The Sextortion Case: When Platforms Enable Predators
The third landmark case brings a new dimension to social media liability: the question of whether platforms bear responsibility when their design enables criminals to target vulnerable users. The family of Murray Dowey, a 16-year-old from Scotland, is suing Meta after he took his own life while being blackmailed by sextortionists who targeted him through Instagram. They’ve joined forces with an American mother whose son Levi died under tragically similar circumstances. This case breaks new ground as the first UK legal action where a social media company faces liability not for the criminals themselves—who have been the traditional focus of sextortion cases—but for the platform features that allegedly facilitated the crime. Murray’s family and their legal team argue that while Meta has implemented restricted accounts by default for users under 16, this leaves older teenagers in a dangerous vulnerability gap. Their lawsuit goes further, challenging Meta’s fundamental business model by questioning whether the company’s data collection practices and Instagram’s recommendation algorithms actually helped sextortionists identify and target victims like Murray. This case strikes at the heart of the tension between personalization and protection—the same systems that make social media feel engaging and relevant may also make users visible to predators. Meta vigorously contests these claims, pointing to safety measures including private default accounts for young users, systems designed to prevent suspicious accounts from following teenagers, precautionary features like blurring potentially sensitive images in direct messages, and warnings when users chat with people who may be in different countries. However, the question before the court isn’t whether Meta has implemented some safety features, but whether those features are adequate given the company’s knowledge of how predators operate on its platform and whether the fundamental architecture of Instagram prioritizes engagement over protection.

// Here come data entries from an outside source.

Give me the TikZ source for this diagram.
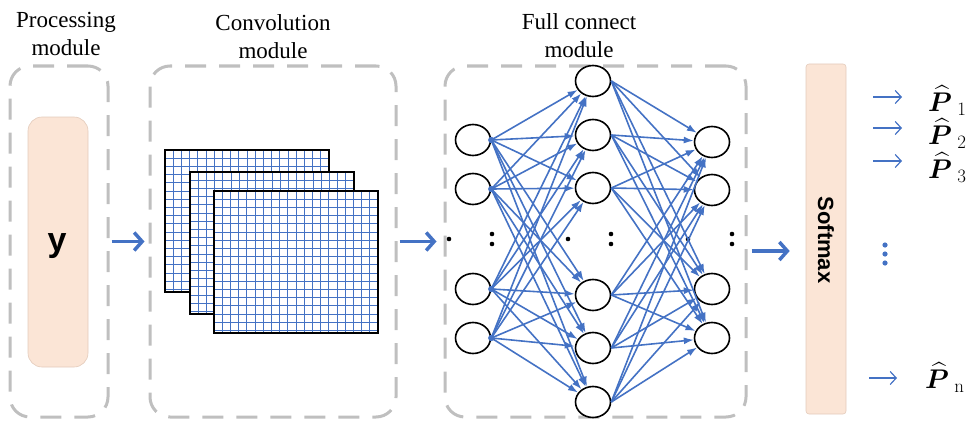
\RequirePackage{fix-cm}
\documentclass[tikz,border=0pt]{standalone}
\usepackage{amsmath,bm}
\usepackage{fontspec}
\setsansfont{Liberation Sans}
\newfontfamily\labelserif{Liberation Serif}
\usetikzlibrary{arrows.meta,shapes.geometric}
\definecolor{dashgray}{HTML}{BFBFBF}
\definecolor{peach}{HTML}{FBE5D6}
\definecolor{peachline}{HTML}{E3CBBB}
\definecolor{nnblue}{HTML}{4472C4}
\begin{document}
\begin{tikzpicture}[x=1pt,y=-1pt,
  modbox/.style={draw=dashgray, line width=3pt, dash pattern=on 21pt off 13pt,
    rounded corners=20pt, inner sep=0pt, minimum height=351pt},
  modlabel/.style={font=\labelserif\fontsize{23}{28}\selectfont, align=center, anchor=north, inner sep=0pt},
  peachbox/.style={fill=peach, draw=peachline, line width=0.6pt, inner sep=0pt},
  neuron/.style={ellipse, draw=black, line width=1.6pt, fill=white, minimum width=35pt, minimum height=31pt, inner sep=0pt},
  nnedge/.style={draw=nnblue, line width=1.6pt, -{Latex[length=10pt,width=7pt]}},
  bigarrow/.style={draw=nnblue, line width=3.5pt, -{Straight Barb[length=8pt,width=18pt]}},
  smallarrow/.style={draw=nnblue, line width=1.2pt, -{Straight Barb[length=6pt,width=13pt]}},
  gridline/.style={draw=nnblue, line width=0.9pt},
  phat/.style={font=\fontsize{27}{32}\selectfont, anchor=base west, inner sep=0pt},
  blackdot/.style={fill=black}
]
\useasboundingbox (0,0) rectangle (979,420);

% module frames
\node[modbox, minimum width=98pt] (proc) at (59,241.5) {};
\node[modbox, minimum width=246pt] (conv) at (273,241.5) {};
\node[modbox, minimum width=301pt] (fc) at (595.5,241.5) {};

\node[modlabel] (proclabel) at (66,12) {Processing\\module};
\node[modlabel] (convlabel) at (273,14) {Convolution\\module};
\node[modlabel] (fclabel) at (579,13) {Full connect\\module};

% input box
\node[peachbox, rounded corners=14pt, minimum width=60pt, minimum height=250pt] (ybox) at (58,242) {};
\node[font=\sffamily\bfseries\fontsize{34}{36}\selectfont, inner sep=0pt] (ytext) at (57,246) {y};

% convolution feature maps
\foreach \ox/\oy in {165/150, 190/172, 214/191} {
  \begin{scope}[shift={(\ox,\oy)}]
    \fill[white] (0,0) rectangle (164,142);
    \foreach \i in {0,...,20} \draw[gridline] (\i*8.2,0) -- (\i*8.2,142);
    \foreach \j in {0,...,17} \draw[gridline] (0,\j*8.2) -- (164,\j*8.2);
    \draw[black, line width=1.5pt] (0,0) rectangle (164,142);
  \end{scope}
}

% neurons
\foreach \n/\yy in {1/140, 2/189, 3/289, 4/338}
  \node[neuron] (a\n) at (473,\yy) {};
\foreach \n/\yy in {1/81, 2/135, 3/188, 4/295, 5/348, 6/402}
  \node[neuron] (b\n) at (593,\yy) {};
\foreach \n/\yy in {1/142, 2/190, 3/289, 4/338}
  \node[neuron] (c\n) at (712,\yy) {};

% ellipsis dots
\foreach \xx in {449, 568, 688}
  \fill[blackdot] (\xx,239) circle (2.3);
\foreach \xx in {492, 611, 732} {
  \fill[blackdot] (\xx,234) circle (2.3);
  \fill[blackdot] (\xx,244) circle (2.3);
}

% connections
\foreach \i in {1,...,4} {
  \foreach \j in {1,...,6}
    \draw[nnedge] (a\i.east) -- (b\j);
  \fill[nnblue] (a\i.east) circle (3.2);
}
\foreach \j in {1,...,6}
  \foreach \k in {1,...,4}
    \draw[nnedge] (b\j.east) -- (c\k);

% softmax
\node[peachbox, rounded corners=3pt, minimum width=40pt, minimum height=350pt] (soft) at (826,239) {};
\node[font=\sffamily\bfseries\fontsize{22}{24}\selectfont, rotate=-90, inner sep=0pt] (softtext) at (826,240) {Softmax};

% module arrows
\draw[bigarrow] ([xshift=2pt]proc.east) -- ([xshift=-4pt]conv.west);
\draw[bigarrow] ([xshift=2pt]conv.east) -- ([xshift=-7pt]fc.west);
\draw[bigarrow] ([xshift=4pt,yshift=-9.5pt]fc.east) -- ([xshift=-16pt,yshift=-12pt]soft.west);

% outputs
\node[phat] (p1) at (928,111) {$\smash[t]{\widehat{\boldsymbol{P}}}_{\;1}$};
\node[phat] (p2) at (928,144) {$\smash[t]{\widehat{\boldsymbol{P}}}_{\;2}$};
\node[phat] (p3) at (928,178) {$\smash[t]{\widehat{\boldsymbol{P}}}_{\;3}$};
\node[phat] (pn) at (925,388) {$\smash[t]{\widehat{\boldsymbol{P}}}_{\;\mathrm{n}}$};

\coordinate (s1) at (873,97);  \coordinate (e1) at (902,97);
\coordinate (s2) at (873,128); \coordinate (e2) at (902,128);
\coordinate (s3) at (873,161); \coordinate (e3) at (902,161);
\coordinate (sn) at (869,378); \coordinate (en) at (897,378);
\draw[smallarrow] (s1) -- (e1);
\draw[smallarrow] (s2) -- (e2);
\draw[smallarrow] (s3) -- (e3);
\draw[smallarrow] (sn) -- (en);

\foreach \yy in {245, 254, 263}
  \fill[nnblue] (885,\yy) circle (2.6);
\end{tikzpicture}
\end{document}
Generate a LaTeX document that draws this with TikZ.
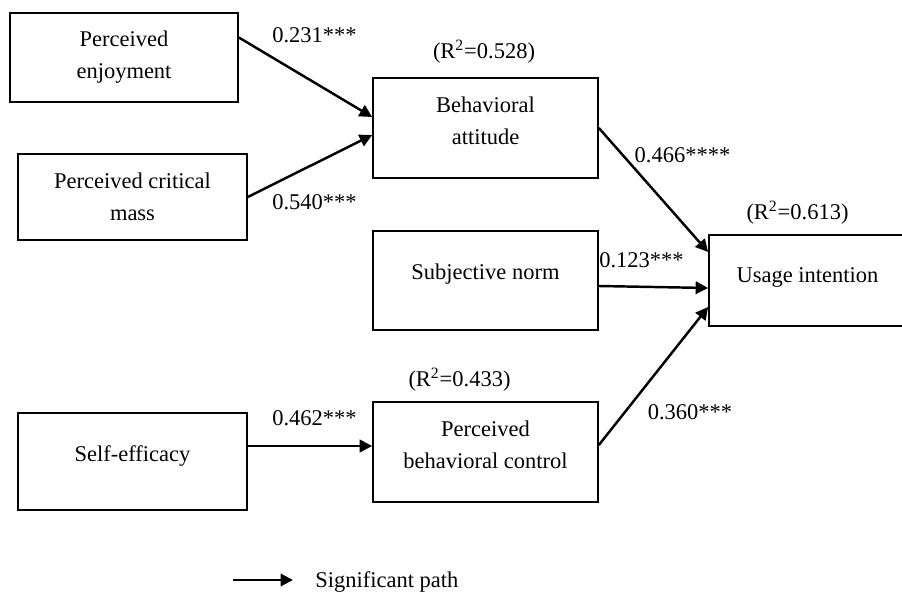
\documentclass[tikz,border=0pt]{standalone}
\usepackage{fontspec}
\setmainfont{Liberation Serif}
\usetikzlibrary{arrows.meta}

\tikzset{
  box/.style={draw, line width=1pt, align=center, inner sep=0pt, minimum width=4.5cm, minimum height=2cm},
  sig/.style={-{Triangle[length=0.25cm,width=0.25cm]}, line width=1.4pt},
  coef/.style={inner sep=0pt}
}

\begin{document}
\begin{tikzpicture}[x=0.02cm, y=-0.02cm, font=\fontsize{12.8}{18.2}\selectfont]
      \useasboundingbox (0,0) rectangle (902,594);
      \clip (0,0) rectangle (902,594);
      % constructs
      \node[box, minimum width=4.56cm, minimum height=1.78cm] (enj) at (124,57.5) {Perceived\\enjoyment};
      \node[box, minimum width=4.58cm, minimum height=1.72cm] (crit) at (132.5,197) {Perceived critical\\mass};
      \node[box, text depth=0.28cm] (att) at (485.5,128) {Behavioral\\attitude};
      \node[box, minimum height=1.98cm, text depth=0.37cm] (norm) at (485.5,280.5) {Subjective norm};
      \node[box, minimum width=3.94cm, minimum height=1.82cm, text depth=0.21cm] (use) at (807.5,280.5) {Usage intention};
      \node[box, minimum width=4.58cm, minimum height=1.94cm, text depth=0.33cm] (self) at (132.5,461.5) {Self-efficacy};
      \node[box, text depth=0.3cm] (pbc) at (485.5,452) {Perceived\\behavioral control};
      % explained variance
      \node[coef] (r2att) at (484,52) {(R\textsuperscript{2}=0.528)};
      \node[coef] (r2use) at (797.5,213) {(R\textsuperscript{2}=0.613)};
      \node[coef] (r2pbc) at (459.5,380) {(R\textsuperscript{2}=0.433)};
      % paths
      \draw[sig] ([yshift=0.4cm]enj.east) -- ([yshift=0.22cm]att.west);
      \draw[sig] (crit.east) -- ([yshift=-0.14cm]att.west);
      \draw[sig] (att.east) -- ([yshift=0.57cm]use.west);
      \draw[sig] ([yshift=-0.11cm]norm.east) -- ([yshift=-0.15cm]use.west);
      \draw[sig] ([yshift=0.14cm]pbc.east) -- ([yshift=-0.53cm]use.west);
      \coordinate (pin) at ([yshift=0.12cm]pbc.west);
      \draw[sig] (pin -| self.east) -- (pin);
      % coefficients
      \node[coef] (c1) at (314.5,35) {0.231***};
      \node[coef] (c2) at (314.5,202) {0.540***};
      \node[coef] (c3) at (682.5,155) {0.466****};
      \node[coef] (c4) at (641.5,260) {0.123***};
      \node[coef] (c5) at (314.5,418) {0.462***};
      \node[coef] (c6) at (690,412) {0.360***};
      % legend
      \coordinate (lgA) at (233,580);
      \coordinate (lgB) at (293,580);
      \draw[sig] (lgA) -- (lgB);
      \node[coef, anchor=west] (lgtxt) at (315,582) {Significant path};
  \end{tikzpicture}
\end{document}
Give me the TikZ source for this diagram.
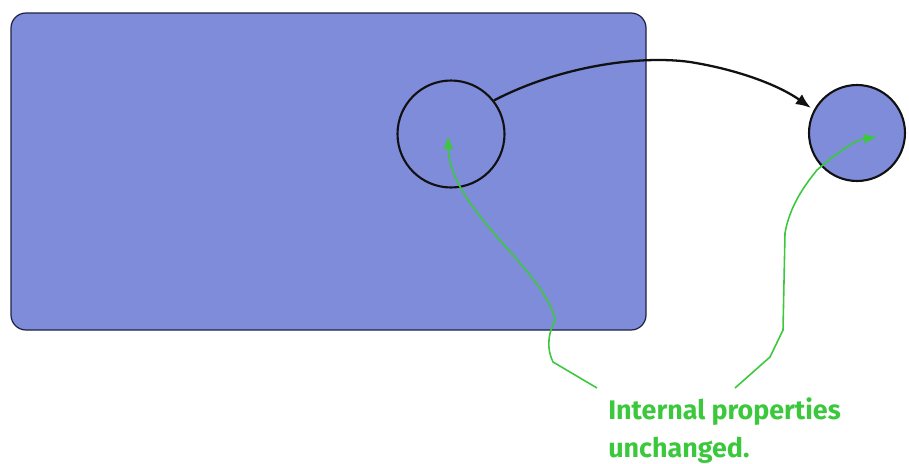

The Tobacco Parallel: Knowledge, Harm, and Corporate Responsibility
The comparison to tobacco litigation isn’t merely rhetorical—it reflects a potentially transformative legal strategy. The tobacco trials succeeded not simply by proving that cigarettes were harmful, which everyone already knew, but by demonstrating that companies possessed internal knowledge of addiction mechanisms and health risks while publicly denying them, deliberately designed products to maximize addictive potential, and targeted vulnerable populations including young people. Plaintiffs in these social media cases are attempting to establish similar patterns: that tech companies have conducted internal research showing their platforms harm mental health, particularly among young users; that features like infinite scroll, autoplay, and notification systems are deliberately designed to maximize engagement through psychological manipulation; and that companies have specifically targeted young users despite knowing the risks. Documents revealed in previous investigations, including Frances Haugen’s whistleblower revelations about Facebook, suggest companies have indeed conducted research showing their platforms can harm teen mental health, particularly around body image issues on Instagram. If courts accept that social media companies knowingly designed addictive products that harm vulnerable users, the legal landscape could shift dramatically, just as it did for tobacco. The financial implications alone are staggering—with over 2,000 active cases, successful plaintiffs could collectively win billions in damages. But perhaps more significantly, courts could mandate fundamental design changes, potentially revolutionizing how social media platforms operate, particularly for young users.
The Stakes: Transformation or Business as Usual?
As these cases proceed through the American legal system, the implications extend far beyond the courtrooms where they’re being argued. For the families involved, these trials represent both a quest for accountability and a determination that other families shouldn’t endure similar tragedies. For the tech companies, the stakes include not just potential financial damages but the possibility of court-mandated changes to their fundamental business models—changes that could affect how they collect data, recommend content, and measure success. For society at large, these cases pose profound questions about the social contract between technology companies and their users: Do platforms have a responsibility beyond simply removing illegal content? Should companies be held accountable for psychological harm caused by features designed to maximize engagement? Are current regulatory frameworks adequate for protecting vulnerable users, or do we need new legal paradigms? The outcome of even one of these landmark cases could trigger a cascade of similar successes, much as early tobacco verdicts opened the floodgates to thousands more claims. Social media companies might face a future where addictive design features are legally restricted, where algorithms must be demonstrably safe before deployment, where age verification becomes mandatory and robust, and where platforms bear liability for harms their recommendation systems facilitate. Alternatively, if these cases fail, it could entrench the current system for years to come, confirming that Section 230 protections and the argument that users choose to engage with platforms provide sufficient legal defense. The coming months will reveal whether the parallel between tobacco and social media is prophetic or merely provocative—whether we’re witnessing the beginning of big tech’s accountability reckoning or just another round of litigation that ultimately changes nothing. For the bereaved parents standing outside courthouses holding pictures of their lost children, the answer to that question means everything.